Kaymakamlıktan izin aldım. Emniyet Müdürlüğü ile de işbirliği yaptım. Kendi imkanlarımızla 10.000 adet el ilanı bastırıp ilçeye dağıttırdım. Satıcılık ve dilencilik yapan veya istismar edildiğini düşündüğünüz çocukları Emniyete ihbar edilmesini istedim. Emniyet topladığı çocukları Bize getiriyordu. Çocukların aileleri koşa koşa kurumuza gelerek çocuklarını almak istiyorlardı. Ben ailelere bir taahhütname imzalatıyor bir daha böyle bir durum olursa çocuklarını devlet himayesine alacağımı ve hakkında dava açacağımı bildiriyordum. Çalışma 3 ay sürdü. Çalıştırılan ve dinlendirilen çocuk göremez olduk. Toplum bilinçlendi. Emniyet teşkilatı bu konularda daha çok sorumluluk aldı.
Burdan söylemek istediğim son söz.
Çocuklar devlet sorumluluğundadır.Dünya ya getiren anne baba der ki devlete ben anne baba vasıflarım var kaynaklarım var.Dünyaya getirdiğim bu çocuğa Veli sıfatıyla ben bakmak istiyorum. Devlet de izin verir. Ama gerekli koşulları sağlanamadığında izin iptal edilir ve hakkında dava açılabilir görevini layıkıyle yapmadığı için.

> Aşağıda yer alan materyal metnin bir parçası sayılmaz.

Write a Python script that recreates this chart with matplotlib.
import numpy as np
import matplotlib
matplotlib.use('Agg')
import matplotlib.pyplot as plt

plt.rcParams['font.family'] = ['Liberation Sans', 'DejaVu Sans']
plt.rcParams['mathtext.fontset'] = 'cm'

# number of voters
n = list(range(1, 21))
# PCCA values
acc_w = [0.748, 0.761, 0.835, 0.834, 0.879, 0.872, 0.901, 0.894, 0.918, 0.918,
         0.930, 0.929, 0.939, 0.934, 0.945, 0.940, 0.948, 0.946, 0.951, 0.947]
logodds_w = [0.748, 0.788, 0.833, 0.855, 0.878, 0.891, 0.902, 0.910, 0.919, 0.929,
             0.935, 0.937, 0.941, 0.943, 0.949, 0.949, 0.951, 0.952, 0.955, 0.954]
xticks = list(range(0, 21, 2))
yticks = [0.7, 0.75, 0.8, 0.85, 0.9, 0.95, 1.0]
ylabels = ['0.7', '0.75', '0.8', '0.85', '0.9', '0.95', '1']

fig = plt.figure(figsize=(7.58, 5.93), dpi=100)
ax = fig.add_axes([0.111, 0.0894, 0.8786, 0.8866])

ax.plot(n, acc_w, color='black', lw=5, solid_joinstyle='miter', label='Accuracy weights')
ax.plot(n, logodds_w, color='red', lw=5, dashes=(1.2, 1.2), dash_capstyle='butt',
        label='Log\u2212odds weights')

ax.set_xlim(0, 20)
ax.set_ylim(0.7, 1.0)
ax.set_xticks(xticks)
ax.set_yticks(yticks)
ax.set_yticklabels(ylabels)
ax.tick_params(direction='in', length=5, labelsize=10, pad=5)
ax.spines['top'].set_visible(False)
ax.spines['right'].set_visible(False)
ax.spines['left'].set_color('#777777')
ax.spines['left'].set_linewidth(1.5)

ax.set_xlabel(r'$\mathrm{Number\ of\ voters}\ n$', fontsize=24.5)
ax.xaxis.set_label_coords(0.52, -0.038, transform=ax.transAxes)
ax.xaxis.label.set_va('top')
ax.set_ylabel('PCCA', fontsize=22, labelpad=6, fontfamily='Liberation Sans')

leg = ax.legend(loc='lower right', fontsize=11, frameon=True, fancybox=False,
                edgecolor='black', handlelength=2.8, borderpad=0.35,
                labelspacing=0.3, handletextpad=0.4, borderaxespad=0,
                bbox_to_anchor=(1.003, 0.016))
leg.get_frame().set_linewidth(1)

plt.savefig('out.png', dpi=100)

Çocuk aile de büyür gelişir. Aile de evlilikle oluşur. İnsanlar neden evlendiği ni,aile içinde ki rol ve sorumlulukları , aile ekonomisini,cinselliği , çocuk yapma ve yetiştirmeyi bilmeden yapılırsa bu sorunları hep yaşayacağız. Çocuk istismarı,kadın cinayetleri , kadına şiddet, boşanma oranının hızla artması.

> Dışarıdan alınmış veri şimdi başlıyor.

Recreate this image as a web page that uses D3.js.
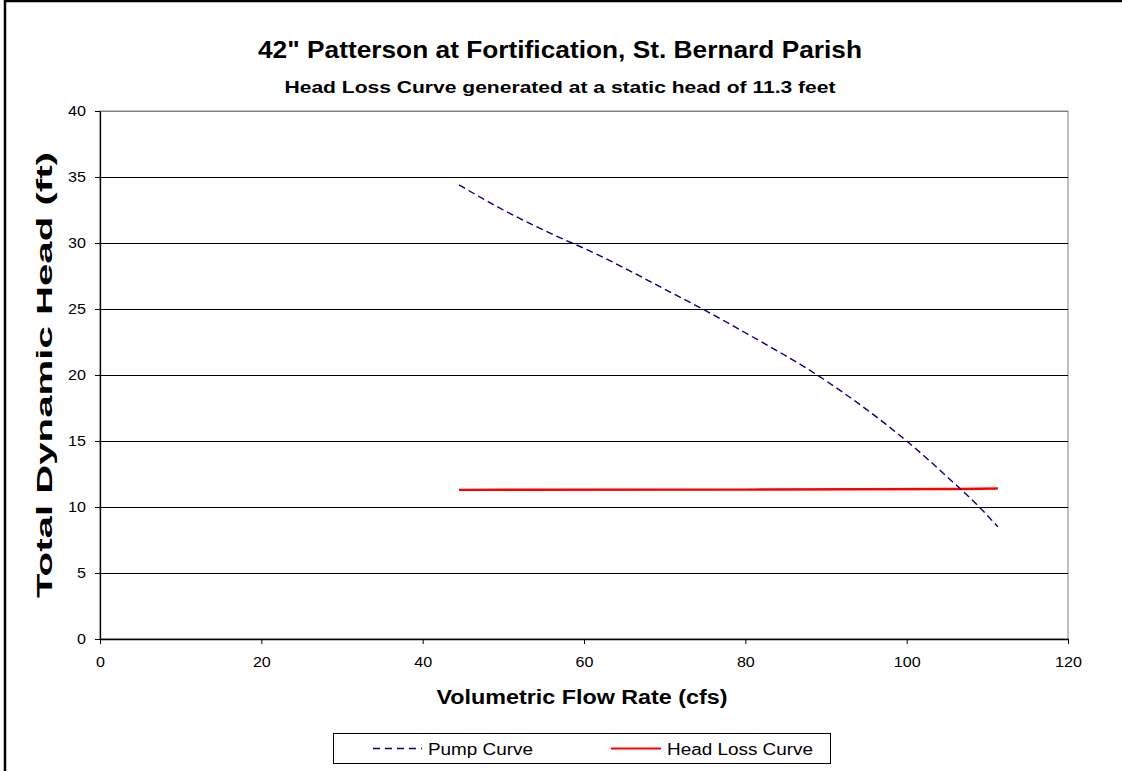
<!DOCTYPE html>
<html><head><meta charset="utf-8">
<script src="https://cdn.jsdelivr.net/npm/d3@7"></script>
<style>body{margin:0;background:#fff}svg{display:block}</style>
</head><body>
<svg id="c" width="1122" height="771"></svg>
<script>
const title = "42\" Patterson at Fortification, St. Bernard Parish";
const subtitle = "Head Loss Curve generated at a static head of 11.3 feet";
const xLabel = "Volumetric Flow Rate (cfs)";
const yLabel = "Total Dynamic Head (ft)";
const xTicks = [0, 20, 40, 60, 80, 100, 120];
const yTicks = [0, 5, 10, 15, 20, 25, 30, 35, 40];
const pumpFlow = [44.5, 50, 58.5, 60, 70, 74.7, 80, 88.9, 95, 100, 105, 109, 111.3];
const pumpHead = [34.4, 32.5, 30, 29.6, 26.5, 25, 23.2, 20, 17.4, 15, 12.3, 10, 8.5];
const lossFlow = [44.5, 80, 106.5, 111.3];
const lossHead = [11.3, 11.32, 11.36, 11.4];
const seriesNames = ["Pump Curve", "Head Loss Curve"];

const svg = d3.select("#c");
const font = "Arial, 'Liberation Sans', sans-serif";
const L = 100, R = 1068, T = 111, B = 639;
const x = d3.scaleLinear().domain([0, 120]).range([L, R]);
const y = d3.scaleLinear().domain([0, 40]).range([B, T]);

function stretch(sel, f) {
  sel.each(function () {
    const w = this.getComputedTextLength();
    d3.select(this).attr("textLength", w * f).attr("lengthAdjust", "spacingAndGlyphs");
  });
}

// outer frame (top & left visible)
svg.append("rect").attr("x", 5).attr("y", 1).attr("width", 1130).attr("height", 790)
  .attr("fill", "none").attr("stroke", "#000").attr("stroke-width", 2.5);

// plot border
svg.append("rect").attr("x", L).attr("y", T).attr("width", R - L).attr("height", B - T)
  .attr("fill", "none").attr("stroke", "#808080").attr("stroke-width", 1);

// gridlines
svg.append("g").selectAll("line").data(yTicks.filter(d => d > 0)).join("line")
  .attr("x1", L).attr("x2", R).attr("y1", d => Math.round(y(d)) + 0.5).attr("y2", d => Math.round(y(d)) + 0.5)
  .attr("stroke", d => d === 40 ? "#808080" : "#000").attr("stroke-width", 1);

// axes
const xAxis = d3.axisBottom(x).tickValues(xTicks).tickSize(5).tickSizeOuter(0).tickPadding(13);
const gx = svg.append("g").attr("transform", `translate(0,${B})`).call(xAxis);
gx.select(".domain").attr("stroke", "#000").attr("stroke-width", 1.3);
gx.selectAll("text").attr("font-family", font).attr("font-size", 14).attr("fill", "#000").call(stretch, 1.15);

const yAxis = d3.axisLeft(y).tickValues(yTicks).tickSize(5).tickSizeOuter(0).tickPadding(9);
const gy = svg.append("g").attr("transform", `translate(${L},0)`).call(yAxis);
gy.select(".domain").attr("stroke", "#000").attr("stroke-width", 1.3);
gy.selectAll("text").attr("font-family", font).attr("font-size", 14).attr("fill", "#000").call(stretch, 1.15);

// lines
const line = d3.line().x(d => x(d[0])).y(d => y(d[1])).curve(d3.curveMonotoneX);
const lossLine = d3.line().x(d => x(d[0])).y(d => y(d[1]));
svg.append("path").datum(lossFlow.map((f, i) => [f, lossHead[i]])).attr("d", lossLine)
  .attr("fill", "none").attr("stroke", "#ff0000").attr("stroke-width", 2.4);
svg.append("path").datum(pumpFlow.map((f, i) => [f, pumpHead[i]])).attr("d", line)
  .attr("fill", "none").attr("stroke", "#000080").attr("stroke-width", 1.4).attr("stroke-dasharray", "7,4");

function label(txt, xx, yy, size, len, bold, anchor) {
  return svg.append("text").attr("x", xx).attr("y", yy).attr("text-anchor", anchor || "middle")
    .attr("font-family", font).attr("font-weight", bold ? "bold" : "normal").attr("font-size", size)
    .attr("textLength", len).attr("lengthAdjust", "spacingAndGlyphs").text(txt);
}
label(title, 560, 58, 24, 604, true);
label(subtitle, 560, 93, 16, 551, true);
label(xLabel, 582, 704, 20, 291, true);
svg.append("text").attr("transform", "translate(52,375) rotate(-90)").attr("text-anchor", "middle")
  .attr("font-family", font).attr("font-weight", "bold").attr("font-size", 22)
  .attr("textLength", 446).attr("lengthAdjust", "spacingAndGlyphs").text(yLabel);

// legend
const lg = svg.append("g");
lg.append("rect").attr("x", 333.5).attr("y", 733.5).attr("width", 497).attr("height", 30)
  .attr("fill", "#fff").attr("stroke", "#000").attr("stroke-width", 1);
lg.append("line").attr("x1", 373).attr("x2", 422).attr("y1", 748.5).attr("y2", 748.5)
  .attr("stroke", "#000080").attr("stroke-width", 1.5).attr("stroke-dasharray", "7,5");
lg.append("line").attr("x1", 611).attr("x2", 661).attr("y1", 748.5).attr("y2", 748.5)
  .attr("stroke", "#ff0000").attr("stroke-width", 2.2);
label(seriesNames[0], 428, 755, 16, 105, false, "start");
label(seriesNames[1], 667, 755, 16, 146, false, "start");
</script>
</body></html>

Devlet ve belediyeler mutlaka Evlilik Okulları ve sıkıntı yaşandığında gideceği Aile Danışma Merkezlerini zorunlu birimler yapmalıdır. Sorun yaşanmaya başlandığında gerekli mesleki müdahaleler ile sistem az bir bedelle rayına oturtulup izlemeye alınabilir. O zaman çocuklar aileden koparılmadan , kadınlar ölmeden sorunlar halledilebilir.
Sevgiyle Mutlulukla…”
Öte yandan Eroğlu’na gelen yorumlardan bazıları şöyle :
Ahmet hasan beyin anlattığı olayların cereyan ettiği yıllarda denetim için muhtelif vesilelerle kdz ereğli’de ise oldum. Gerçekten çok örnek uygulamalarına tanık oldum… Allah sağlıklı ömür versin
Demek ki üç beş çocuk yapmakla ülkeye katkı sağlanamıyor muş.Bilinçli ve üretken insanla kalkınır ülkeler.Hizmetlerinizden dolayı toplum adına teşekkürler Ahmet Bey.

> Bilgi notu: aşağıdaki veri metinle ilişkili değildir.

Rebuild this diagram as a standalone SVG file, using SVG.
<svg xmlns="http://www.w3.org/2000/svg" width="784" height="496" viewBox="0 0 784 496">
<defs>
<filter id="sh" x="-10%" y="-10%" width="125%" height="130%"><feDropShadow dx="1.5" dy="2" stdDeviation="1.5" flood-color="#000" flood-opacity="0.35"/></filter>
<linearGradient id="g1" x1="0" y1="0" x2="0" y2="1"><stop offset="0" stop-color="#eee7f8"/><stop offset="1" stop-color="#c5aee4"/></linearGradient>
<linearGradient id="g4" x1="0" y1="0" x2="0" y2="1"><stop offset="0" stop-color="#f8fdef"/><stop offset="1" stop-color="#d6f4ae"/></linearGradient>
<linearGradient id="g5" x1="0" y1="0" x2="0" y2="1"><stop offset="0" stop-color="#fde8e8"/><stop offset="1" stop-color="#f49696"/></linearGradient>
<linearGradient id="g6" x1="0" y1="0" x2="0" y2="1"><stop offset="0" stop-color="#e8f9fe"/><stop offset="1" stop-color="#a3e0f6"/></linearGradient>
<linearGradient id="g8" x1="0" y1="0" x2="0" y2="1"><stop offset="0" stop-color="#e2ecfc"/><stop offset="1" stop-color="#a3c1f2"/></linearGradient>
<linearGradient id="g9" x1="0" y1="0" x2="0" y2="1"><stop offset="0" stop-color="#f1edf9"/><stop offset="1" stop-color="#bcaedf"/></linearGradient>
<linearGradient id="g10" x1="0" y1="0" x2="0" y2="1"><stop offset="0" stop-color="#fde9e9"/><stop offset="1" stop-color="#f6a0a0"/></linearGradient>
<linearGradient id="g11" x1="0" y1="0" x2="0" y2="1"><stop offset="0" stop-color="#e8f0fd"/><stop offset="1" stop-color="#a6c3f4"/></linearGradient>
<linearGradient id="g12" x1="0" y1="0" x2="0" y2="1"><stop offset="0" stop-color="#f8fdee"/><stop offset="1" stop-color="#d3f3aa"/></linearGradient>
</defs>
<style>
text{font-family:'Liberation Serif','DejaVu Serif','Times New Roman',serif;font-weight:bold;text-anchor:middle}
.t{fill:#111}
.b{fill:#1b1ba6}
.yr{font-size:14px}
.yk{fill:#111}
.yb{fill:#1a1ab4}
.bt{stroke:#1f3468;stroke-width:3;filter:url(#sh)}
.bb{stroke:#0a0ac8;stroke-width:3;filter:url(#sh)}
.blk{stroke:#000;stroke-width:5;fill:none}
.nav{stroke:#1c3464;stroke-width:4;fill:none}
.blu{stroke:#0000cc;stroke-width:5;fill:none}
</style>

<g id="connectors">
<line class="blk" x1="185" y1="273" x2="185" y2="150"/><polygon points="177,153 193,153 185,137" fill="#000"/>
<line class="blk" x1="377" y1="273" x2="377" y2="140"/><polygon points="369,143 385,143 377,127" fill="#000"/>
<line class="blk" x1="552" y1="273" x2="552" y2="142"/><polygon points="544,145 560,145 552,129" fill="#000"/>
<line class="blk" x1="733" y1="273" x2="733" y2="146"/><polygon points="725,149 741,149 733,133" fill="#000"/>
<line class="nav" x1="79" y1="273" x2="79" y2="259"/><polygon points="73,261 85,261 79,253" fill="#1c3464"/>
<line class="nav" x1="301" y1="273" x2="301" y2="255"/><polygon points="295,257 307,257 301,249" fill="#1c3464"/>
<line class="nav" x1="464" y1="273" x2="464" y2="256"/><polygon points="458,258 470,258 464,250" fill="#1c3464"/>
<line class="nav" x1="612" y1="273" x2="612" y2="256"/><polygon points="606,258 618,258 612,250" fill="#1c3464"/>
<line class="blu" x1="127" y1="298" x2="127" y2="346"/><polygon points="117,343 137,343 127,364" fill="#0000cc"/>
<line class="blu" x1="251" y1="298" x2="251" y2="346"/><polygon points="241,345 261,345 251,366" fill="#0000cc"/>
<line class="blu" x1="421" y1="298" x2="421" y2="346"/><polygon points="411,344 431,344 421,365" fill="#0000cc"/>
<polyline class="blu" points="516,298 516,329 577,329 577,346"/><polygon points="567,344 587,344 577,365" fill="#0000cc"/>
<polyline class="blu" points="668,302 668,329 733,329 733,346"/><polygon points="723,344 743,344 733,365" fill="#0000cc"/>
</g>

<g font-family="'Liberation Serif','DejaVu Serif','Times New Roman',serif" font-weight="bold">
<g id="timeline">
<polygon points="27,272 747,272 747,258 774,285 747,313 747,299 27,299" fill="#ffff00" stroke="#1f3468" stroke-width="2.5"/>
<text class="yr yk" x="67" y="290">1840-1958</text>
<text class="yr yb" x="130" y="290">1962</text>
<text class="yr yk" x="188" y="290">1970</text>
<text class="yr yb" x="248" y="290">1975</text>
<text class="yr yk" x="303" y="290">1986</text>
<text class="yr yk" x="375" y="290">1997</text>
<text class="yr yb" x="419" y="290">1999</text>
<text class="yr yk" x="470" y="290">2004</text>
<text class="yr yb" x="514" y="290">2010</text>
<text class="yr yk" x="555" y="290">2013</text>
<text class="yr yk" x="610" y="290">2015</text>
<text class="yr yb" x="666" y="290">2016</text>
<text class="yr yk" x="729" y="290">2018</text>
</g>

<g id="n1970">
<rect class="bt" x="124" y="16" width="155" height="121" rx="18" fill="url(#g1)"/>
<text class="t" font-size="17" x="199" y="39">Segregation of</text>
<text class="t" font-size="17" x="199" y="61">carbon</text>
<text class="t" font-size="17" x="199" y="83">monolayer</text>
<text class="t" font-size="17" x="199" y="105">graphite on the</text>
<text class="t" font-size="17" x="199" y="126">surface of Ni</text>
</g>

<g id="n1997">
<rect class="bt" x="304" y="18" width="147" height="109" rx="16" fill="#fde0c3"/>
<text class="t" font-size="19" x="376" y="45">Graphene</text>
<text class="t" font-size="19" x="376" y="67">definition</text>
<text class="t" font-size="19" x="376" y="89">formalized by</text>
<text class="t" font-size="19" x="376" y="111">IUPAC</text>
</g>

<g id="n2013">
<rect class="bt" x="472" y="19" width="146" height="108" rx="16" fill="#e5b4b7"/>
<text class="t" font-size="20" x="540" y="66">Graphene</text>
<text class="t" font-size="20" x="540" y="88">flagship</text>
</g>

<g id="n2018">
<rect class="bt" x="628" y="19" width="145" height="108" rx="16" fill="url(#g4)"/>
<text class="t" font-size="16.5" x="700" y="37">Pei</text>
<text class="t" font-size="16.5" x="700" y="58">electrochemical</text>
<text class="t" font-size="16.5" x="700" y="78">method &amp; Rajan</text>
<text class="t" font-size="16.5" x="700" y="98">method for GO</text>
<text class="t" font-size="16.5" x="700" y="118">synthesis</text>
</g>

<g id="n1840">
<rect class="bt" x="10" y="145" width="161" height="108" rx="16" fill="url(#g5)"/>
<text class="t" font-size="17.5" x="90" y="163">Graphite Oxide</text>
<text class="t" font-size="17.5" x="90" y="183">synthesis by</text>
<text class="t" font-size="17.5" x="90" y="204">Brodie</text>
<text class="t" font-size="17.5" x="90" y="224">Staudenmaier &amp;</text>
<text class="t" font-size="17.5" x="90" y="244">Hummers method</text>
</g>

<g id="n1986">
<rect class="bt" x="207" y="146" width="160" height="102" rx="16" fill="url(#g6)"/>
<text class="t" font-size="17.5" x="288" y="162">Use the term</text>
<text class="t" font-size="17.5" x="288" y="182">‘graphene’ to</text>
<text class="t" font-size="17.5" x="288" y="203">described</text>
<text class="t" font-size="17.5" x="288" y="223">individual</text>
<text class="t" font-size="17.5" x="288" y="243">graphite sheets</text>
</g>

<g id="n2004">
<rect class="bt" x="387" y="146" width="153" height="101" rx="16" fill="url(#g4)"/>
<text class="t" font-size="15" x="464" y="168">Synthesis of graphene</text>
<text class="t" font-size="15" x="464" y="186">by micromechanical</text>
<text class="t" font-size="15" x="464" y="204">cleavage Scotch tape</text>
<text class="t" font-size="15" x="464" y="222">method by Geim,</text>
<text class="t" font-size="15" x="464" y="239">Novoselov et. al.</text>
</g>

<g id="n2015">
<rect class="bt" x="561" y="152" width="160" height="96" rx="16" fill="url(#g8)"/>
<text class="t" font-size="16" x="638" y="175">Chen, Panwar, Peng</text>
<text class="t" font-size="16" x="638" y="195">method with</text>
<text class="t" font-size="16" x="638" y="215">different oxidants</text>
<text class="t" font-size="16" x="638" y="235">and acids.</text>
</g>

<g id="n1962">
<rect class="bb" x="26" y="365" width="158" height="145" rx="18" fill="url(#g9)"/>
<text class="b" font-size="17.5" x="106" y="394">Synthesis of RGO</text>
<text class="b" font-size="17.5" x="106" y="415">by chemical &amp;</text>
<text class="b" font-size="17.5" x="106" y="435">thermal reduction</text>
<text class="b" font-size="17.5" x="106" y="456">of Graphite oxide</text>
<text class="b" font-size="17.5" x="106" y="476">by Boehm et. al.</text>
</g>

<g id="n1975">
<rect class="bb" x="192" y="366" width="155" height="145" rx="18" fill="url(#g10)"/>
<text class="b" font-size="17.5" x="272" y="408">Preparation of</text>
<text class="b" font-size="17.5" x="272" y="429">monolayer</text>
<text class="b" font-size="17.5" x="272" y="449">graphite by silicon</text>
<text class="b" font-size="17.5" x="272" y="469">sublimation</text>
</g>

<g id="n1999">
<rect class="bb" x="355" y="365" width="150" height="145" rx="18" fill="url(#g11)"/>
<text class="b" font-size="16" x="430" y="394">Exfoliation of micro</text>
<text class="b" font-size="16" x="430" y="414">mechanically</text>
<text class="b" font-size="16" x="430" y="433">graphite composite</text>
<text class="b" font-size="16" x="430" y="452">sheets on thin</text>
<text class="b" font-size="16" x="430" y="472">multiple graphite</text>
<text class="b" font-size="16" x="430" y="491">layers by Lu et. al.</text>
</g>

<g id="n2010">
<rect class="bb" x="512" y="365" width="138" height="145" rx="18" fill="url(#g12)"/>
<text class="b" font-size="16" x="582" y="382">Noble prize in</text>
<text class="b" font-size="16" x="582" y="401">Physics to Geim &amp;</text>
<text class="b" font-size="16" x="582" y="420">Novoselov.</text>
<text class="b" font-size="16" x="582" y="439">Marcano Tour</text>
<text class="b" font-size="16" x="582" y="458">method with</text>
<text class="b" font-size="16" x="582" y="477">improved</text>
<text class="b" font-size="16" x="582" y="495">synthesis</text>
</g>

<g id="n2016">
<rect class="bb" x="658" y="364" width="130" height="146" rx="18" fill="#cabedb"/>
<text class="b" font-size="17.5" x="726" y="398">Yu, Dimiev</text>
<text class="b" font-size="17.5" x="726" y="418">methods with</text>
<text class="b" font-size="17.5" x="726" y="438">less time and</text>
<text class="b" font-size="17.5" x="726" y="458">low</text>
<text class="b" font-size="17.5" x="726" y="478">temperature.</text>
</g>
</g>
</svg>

Sayın Müdürüm Yazınızı okudum . Benide çok eskilere götürdü. Siz çocukların müdürü değil babası idiniz onlara davranışlarınızı bende zaman zaman bazı kişilere anlatırım. Onları alıp Sümerbank’a getirip onları giyinirdikdiklerinizi onlara davranışlarınızı hiç unutmadım. Sizlerin hassaslığınızı hiç unutmadım .Saygılarımı sunuyorum.
iyi ki varsınız ve sizin tarafınızdan yetiştirildik, çok ama çok şanslıyız, çocuk nasıl yetiştirilmez’in öğrenildiği ailelerden çocuk nasıl yetiştirilir’in merkezine getirilenler olarak çocuklarımıza bu iki farklı dünyanın birleşimi olarak yaklaşıyorsak sayenizdedir. çok seviyoruz sizi.